Tokenize [String]¶

Description¶

Separate a string into tokens. The tokenization method can be defined in the parameter (e.g. only tokenize by spaces or use all punctuation).

RESULT [STRING]: the extracted tokens. Use the score aggregation parameter to define how occurrences of the same token are handled.
PAIR [STRING, STRING]: the original string and the extracted tokens. Use the score aggregation parameter to define how occurrences of the same token are handled.

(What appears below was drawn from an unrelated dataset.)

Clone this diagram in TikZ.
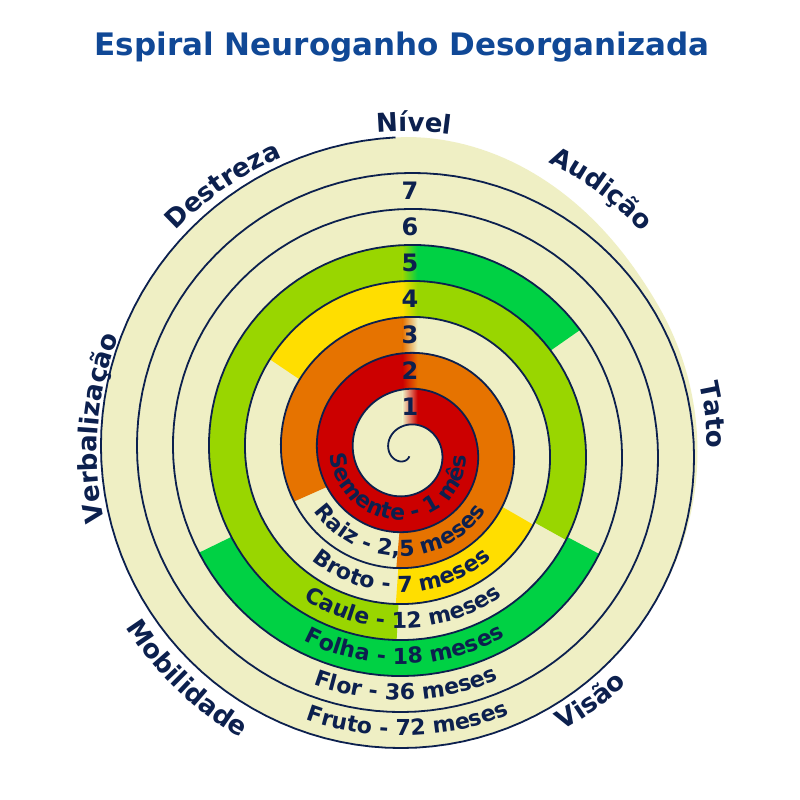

Tokenization: the method to tokenize the input strings.
- None: perform no tokenization
- Spaces: all valid Unicode space characters
- Spaces/Punctuation: Spaces + all valid Unicode punctuation characters
- Spaces/Punctuation/Digits: Spaces/Punctuation + all valid Unicode digit characters
- Spaces/Punctuation/Digits/Symbols: Spaces/Punctuation/Digits + all valid Unicode symbol characters
- Custom Regular Expression: any regular expression
Min token length: tokens whose character length is shorter than this value are discarded
Gram type:
- Word (default): each token is composed by UTF-8 word n-grams
- Character: each token is composed by UTF-8 character n-grams
Grams: allows to extract n-gram tokens (default is 1)
Stemming: tokens can be stemmed for a specific language or left as they are
Case-sensitive: if set to false, upper/lower case is ignored

Output scores can be aggregated and/or normalised.